According to Herman Kahn, the RAND corporation genius who could both joke and think clearly about “the unthinkable,” to break the taboo against using nuclear weapons would be to court unpredictable, potentially horrific dangers. The value of the taboo, Kahn explained in his 1965 book, On Escalation, is that, “once war has started no other line of demarcation is at once so clear, so sanctified by convention, so ratified by emotion, so low on the scale of violence, and—perhaps most important of all—so easily defined and understood as the line between not using and using nuclear weapons.”
He held that breaching the taboo, especially more than once, would be to weaken it forever:
[T]wo or three uses of nuclear weapons would certainly weaken the nuclear threshold, at least to a degree where it would no longer be a strong barrier to additional uses of nuclear weapons in intense or vital disputes. There would ensue a gradual or precipitate erosion of the current belief… that the use of nuclear weapons is exceptional or immoral. The feared uncontrolled escalation would be rather more likely to occur at the second, third or later use of nuclear weapons than as a consequence of first use.
He reminded his readers of the situation in which the world has always found itself. He feared that once broken the nuclear taboo might never be restorable:
[I]n a world in which there is no legislature to set new rules, and the only method of changing rules is through a complex and unreliable systems-bargaining process, each side should—other things being equal—be anxious to preserve whatever thresholds there are. This is a counsel of prudence, but a serious one: it is not often possible to restore traditions, customs or conventions that have been shattered. Once they are gone, or weakened, the world may be “permanently” worse off.

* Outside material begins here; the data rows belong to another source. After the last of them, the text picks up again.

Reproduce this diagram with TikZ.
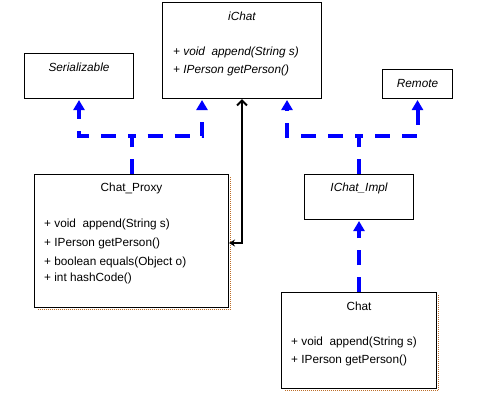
\documentclass[tikz,border=0pt]{standalone}
\usepackage{fontspec}
\setmainfont{Liberation Sans}
\usepackage{xcolor}
\usetikzlibrary{arrows.meta, positioning, calc}

\definecolor{umlblue}{RGB}{0,0,255}
\definecolor{shadowbrown}{RGB}{190,110,40}

\begin{document}
\begin{tikzpicture}[
    x=1pt, y=-1pt,
    font=\fontsize{11.8}{19}\selectfont,
    % Define specific node styles
    class_box/.style={rectangle, draw=black, line width=1pt, inner sep=0pt, anchor=north west},
    title_node/.style={inner sep=0pt, anchor=center},
    method_node/.style={inner sep=0pt, anchor=base west, align=left},
    realize/.style={draw=umlblue, line width=4pt, dash pattern=on 15pt off 12pt, -{Triangle[width=11pt, length=10pt, sep=1pt]}},
    assoc/.style={draw=black, line width=2pt, {Stealth[length=6pt, width=7pt]}-{Straight Barb[length=5pt, width=10pt]}},
    shadow_line/.style={draw=shadowbrown, line width=1.5pt, dash pattern=on 1pt off 1pt},
]
\useasboundingbox (0,0) rectangle (489,400);

% Class boxes
\node[class_box, minimum width=159pt, minimum height=96pt] (ichat) at (162,2) {};
\node[class_box, minimum width=109pt, minimum height=45pt] (serial) at (24,53) {};
\node[class_box, minimum width=70pt, minimum height=29pt] (remote) at (382,69) {};
\node[class_box, minimum width=194pt, minimum height=133pt] (proxy) at (34,174) {};
\node[class_box, minimum width=109pt, minimum height=45pt] (impl) at (304,174) {};
\node[class_box, minimum width=155pt, minimum height=96pt] (chat) at (281,292) {};

% Shadows
\draw[shadow_line] ([shift={(1.5,3)}]proxy.north east) -- ([shift={(1.5,1.5)}]proxy.south east) -- ([shift={(3,1.5)}]proxy.south west);
\draw[shadow_line] ([shift={(1.5,3)}]chat.north east) -- ([shift={(1.5,1.5)}]chat.south east) -- ([shift={(3,1.5)}]chat.south west);

% Titles
\node[title_node] (ichat_t) at ([yshift=-14]ichat.north) {\itshape iChat};
\node[title_node] (serial_t) at ([yshift=-14]serial.north) {\itshape Serializable};
\node[title_node] (remote_t) at ([yshift=-14]remote.north) {\itshape Remote};
\node[title_node] (proxy_t) at ([yshift=-14]proxy.north) {Chat\_Proxy};
\node[title_node] (impl_t) at ([yshift=-14]impl.north) {\itshape IChat\_Impl};
\node[title_node] (chat_t) at ([yshift=-14]chat.north) {Chat};

% Methods (anchored at the baseline of the last line)
\node[method_node] (ichat_m) at ([shift={(11,71)}]ichat.north west) {\itshape + void\ \ append(String s)\\[-1pt] \itshape + IPerson getPerson()};
\node[method_node] (proxy_m) at ([shift={(10,107)}]proxy.north west) {+ void\ \ append(String s)\\ + IPerson getPerson()\\ + boolean equals(Object o)\\[-3pt] + int hashCode()};
\node[method_node] (chat_m) at ([shift={(10,71)}]chat.north west) {+ void\ \ append(String s)\\[-1pt] + IPerson getPerson()};

% Connections
\draw[realize] (proxy.north) -- ++(0,-38) -| (serial.south);
\draw[realize] (proxy.north) -- ++(0,-38) -| ([xshift=40]ichat.south west);
\draw[realize] (impl.north) -- ++(0,-38) -| ([xshift=-35]ichat.south east);
\draw[realize] (impl.north) -- ++(0,-38) -| (remote.south);
\draw[realize] (chat.north) -- (impl.south);

\draw[assoc] ([yshift=-2]proxy.east) -| (ichat.south);

\end{tikzpicture}
\end{document}
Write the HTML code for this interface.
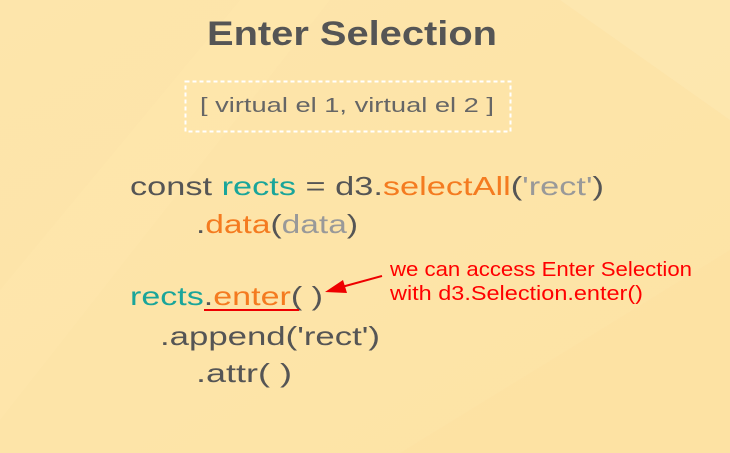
<!DOCTYPE html>
<html><head><meta charset="utf-8"><style>
html,body{margin:0;padding:0;}
body{width:730px;height:453px;overflow:hidden;background:linear-gradient(135deg,#fde6ad 0%,#fee3a6 50%,#fde2a4 100%);}
svg{display:block;}
</style></head><body>
<svg width="730" height="453" viewBox="0 0 730 453" xmlns="http://www.w3.org/2000/svg" font-family="Liberation Sans, sans-serif">
<defs><linearGradient id="g" x1="0" y1="0" x2="1" y2="1">
<stop offset="0" stop-color="#fde5ab"/><stop offset="1" stop-color="#fde3a5"/></linearGradient></defs>
<rect width="730" height="453" fill="url(#g)"/>
<polygon points="560,0 730,0 730,120" fill="#fee9b5" opacity="0.5"/>
<polygon points="0,290 240,0 330,0 0,420" fill="#fee7b0" opacity="0.35"/>
<polygon points="400,453 730,250 730,453" fill="#fde0a0" opacity="0.4"/>
<text x="207" y="45" font-size="34" font-weight="bold" fill="#555" textLength="290" lengthAdjust="spacingAndGlyphs">Enter Selection</text>
<rect x="185.5" y="81.5" width="325" height="50" fill="none" stroke="#fff" stroke-width="2" stroke-dasharray="4,3"/>
<text x="200" y="112" font-size="20" fill="#666" textLength="294" lengthAdjust="spacingAndGlyphs">[ virtual el 1, virtual el 2 ]</text>
<g font-size="26">
<text x="130" y="195" textLength="474" lengthAdjust="spacingAndGlyphs"><tspan fill="#555">const </tspan><tspan fill="#1aa59a">rects</tspan><tspan fill="#555"> = d3.</tspan><tspan fill="#f47b20">selectAll</tspan><tspan fill="#555">(</tspan><tspan fill="#999">'rect'</tspan><tspan fill="#555">)</tspan></text>
<text x="196" y="233" textLength="162" lengthAdjust="spacingAndGlyphs"><tspan fill="#555">.</tspan><tspan fill="#f47b20">data</tspan><tspan fill="#555">(</tspan><tspan fill="#999">data</tspan><tspan fill="#555">)</tspan></text>
<text x="130" y="305" textLength="193" lengthAdjust="spacingAndGlyphs"><tspan fill="#1aa59a">rects</tspan><tspan fill="#555">.</tspan><tspan fill="#f47b20">enter</tspan><tspan fill="#555">( )</tspan></text>
<text x="160" y="345" textLength="220" lengthAdjust="spacingAndGlyphs" fill="#555">.append('rect')</text>
<text x="196" y="382" textLength="96" lengthAdjust="spacingAndGlyphs" fill="#555">.attr( )</text>
</g>
<line x1="204" y1="310" x2="299" y2="310" stroke="#e00" stroke-width="2"/>
<line x1="382" y1="276" x2="338" y2="288" stroke="#e00" stroke-width="2"/>
<polygon points="325,292 343,280 347,293" fill="#e00"/>
<text x="390" y="276" font-size="20" fill="#f00" textLength="302" lengthAdjust="spacingAndGlyphs">we can access Enter Selection</text>
<text x="390" y="300" font-size="20" fill="#f00" textLength="253" lengthAdjust="spacingAndGlyphs">with d3.Selection.enter()</text>
</svg>
</body></html>
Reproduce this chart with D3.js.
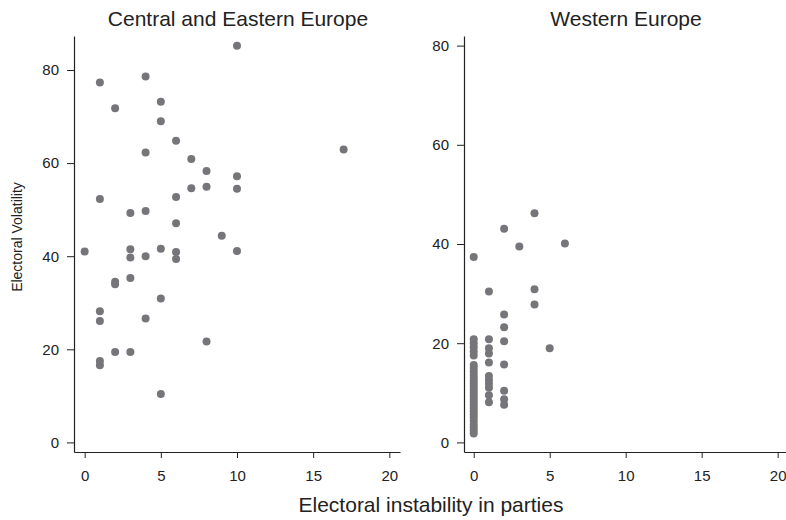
<!DOCTYPE html>
<html>
<head>
<meta charset="utf-8">
<script src="https://cdn.jsdelivr.net/npm/d3@7"></script>
<style>
  body { margin: 0; background: #fff; }
  svg { display: block; }
  text { font-family: "Liberation Sans", Arial, Helvetica, sans-serif; fill: #222; }
</style>
</head>
<body>
<svg id="chart" width="786" height="520"></svg>
<script>
// ---- Data ----
const panelTitles = ["Central and Eastern Europe", "Western Europe"];
const xTicks = [0, 5, 10, 15, 20];
const yTicks = [0, 20, 40, 60, 80];

// Central and Eastern Europe
const ceeX = [10, 1, 4, 2, 5, 5, 6, 4, 17, 7, 8, 10, 7, 8, 10, 1, 6, 3, 4, 6, 9,
              0, 3, 3, 4, 5, 6, 6, 10, 2, 2, 3, 5, 1, 1, 4, 8, 2, 3, 1, 1, 5];
const ceeY = [85.2, 77.3, 78.6, 71.8, 73.2, 69.0, 64.8, 62.3, 62.9, 60.9, 58.3, 57.2, 54.6, 54.9, 54.5, 52.3, 52.7, 49.3, 49.7, 47.1, 44.4,
              41.0, 41.5, 39.7, 40.0, 41.6, 40.9, 39.4, 41.1, 34.5, 34.0, 35.3, 30.9, 28.2, 26.1, 26.6, 21.7, 19.4, 19.4, 17.5, 16.6, 10.4];

// Western Europe
const weX = [4, 2, 3, 6, 0, 1, 4, 4, 2, 2, 2, 5, 2, 2, 2, 2,
             1, 1, 1, 1, 1, 1, 1, 1, 1, 1,
             0, 0, 0, 0, 0, 0, 0, 0, 0, 0, 0, 0, 0, 0, 0, 0, 0, 0, 0, 0, 0, 0, 0, 0, 0, 0, 0, 0];
const weY = [46.2, 43.1, 39.5, 40.1, 37.4, 30.4, 30.9, 27.8, 25.8, 23.2, 20.4, 19.0, 15.7, 10.4, 8.7, 7.6,
             20.8, 19.0, 17.9, 16.1, 13.4, 12.6, 11.8, 11.0, 9.5, 8.1,
             20.8, 20.0, 19.2, 18.3, 17.5, 15.6, 15.0, 14.3, 13.6, 13.0, 12.4, 11.8, 11.2, 10.6, 10.0, 9.4, 8.8, 8.2, 7.6, 7.0, 6.3, 5.6, 5.0, 4.3, 3.6, 3.0, 2.4, 1.8];

const panels = [
  { title: panelTitles[0], xs: ceeX, ys: ceeY,
    xDom: [-0.7, 20.7], xRange: [74, 400], yDom: [-2.06, 87.3], yRange: [452, 36] },
  { title: panelTitles[1], xs: weX, ys: weY,
    xDom: [-0.64, 20.55], xRange: [464, 786], yDom: [-1.94, 81.94], yRange: [452, 36] }
];

const svg = d3.select("#chart");
const dotColor = "#76767a";

panels.forEach(p => {
  const x = d3.scaleLinear().domain(p.xDom).range(p.xRange);
  const y = d3.scaleLinear().domain(p.yDom).range(p.yRange);

  const xAxis = svg.append("g")
    .attr("transform", `translate(0,${p.yRange[0]})`)
    .call(d3.axisBottom(x).tickValues(xTicks).tickSize(6).tickSizeOuter(0).tickPadding(12));
  const yAxis = svg.append("g")
    .attr("transform", `translate(${p.xRange[0]},0)`)
    .call(d3.axisLeft(y).tickValues(yTicks).tickSize(7).tickSizeOuter(0).tickPadding(8));

  [xAxis, yAxis].forEach(a => {
    a.selectAll("path.domain").attr("stroke", "#222").attr("stroke-width", 1.2);
    a.selectAll(".tick line").attr("stroke", "#222").attr("stroke-width", 1);
    a.selectAll(".tick text").attr("font-size", 15)
      .style("font-family", '"Liberation Sans", Arial, sans-serif').attr("fill", "#222");
  });

  svg.append("text")
    .attr("x", (p.xRange[0] + p.xRange[1]) / 2 + 1)
    .attr("y", 25.5)
    .attr("text-anchor", "middle")
    .attr("font-size", 21)
    .text(p.title);

  const pts = p.xs.map((v, i) => ({ x: v, y: p.ys[i] }));
  svg.append("g").selectAll("circle").data(pts).join("circle")
    .attr("cx", d => x(d.x))
    .attr("cy", d => y(d.y))
    .attr("r", 4)
    .attr("fill", dotColor);
});

svg.append("text")
  .attr("transform", "translate(22,237) rotate(-90)")
  .attr("text-anchor", "middle")
  .attr("font-size", 14)
  .text("Electoral Volatility");

svg.append("text")
  .attr("x", 431)
  .attr("y", 512)
  .attr("text-anchor", "middle")
  .attr("font-size", 21)
  .text("Electoral instability in parties");
</script>
</body>
</html>
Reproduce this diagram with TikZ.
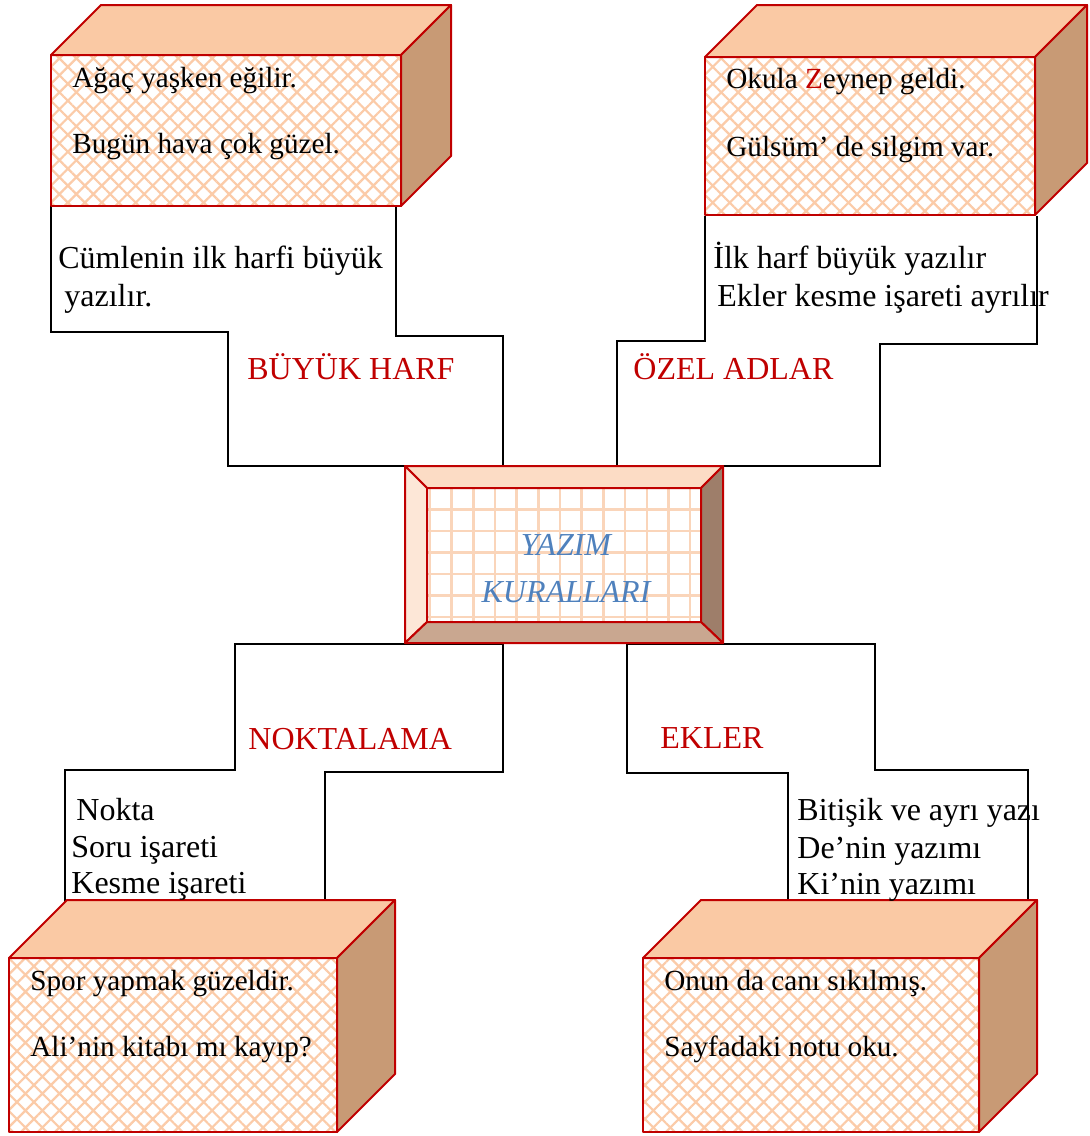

Thus, because of the danger to Seoul, two atom bombs dropped on Japan, and the nuclear taboo, the Western powers arrayed against North Korea cannot contemplate nuclear first use—absent absolutely certain intelligence that a nuclear strike from North Korea is imminent. After the WMD intelligence fiasco in Iraq—CIA director George Tenet famously told Congress in 2002 that the continued presence of weapons of mass destruction in Iraq was a “slam dunk”—the standard of proof to convince skeptics has become absolute certitude.
Tomorrow’s Korea: The Double-Edged Sword of Reunification
WHAT CHINA fears above all is a reunified Korea allied with the West, sitting on its border. Reunification, the stated goal of South Korean policy, envisions a democratic state living in peace alongside its neighbors. But a prosperous, democratic, unified Korea clearly would incite more unrest in China among those chafing under the rule of aging autocrats.
Even if the most beneficial kind of regime change—reunification—were to come to pass, the problems would be monumental. Combining an advanced industrial society with a stupefyingly backward, desperately poor garrison state run like a concentration camp for more than six decades is a far more difficult task than reunifying West and East Germany—which was still a difficult task, although the latter was not nearly as backward or poor as North Korea.
Thus South Korea itself, as well as China, should fear reunification. The 1990 reuniting of West and East Germany added to West Germany’s 61.4 million nearly 17 million people—all of them a generation behind the West Germans in economic development. The 1990 per capita GDP of West Germany was $24,485; the 1990 East German figure was $10,430, making the Western population two and one-third times more productive per year. By 2008, after nearly 2 trillion dollars spent in re-unification costs, the combined figure for Germany stood at $35,400, but East Germans continued to lag far behind their Western countrymen. Reuniting the North’s 24 million with the South’s 49 million people is a 50 percent population add-on for the South (versus 29 percent for West Germany). South Korea’s 2010 per capita GDP was $30,200, nearly 17 times North Korea’s 2009 figure of $1,800. The difference is seven times bigger than the gap West Germany faced in absorbing the East.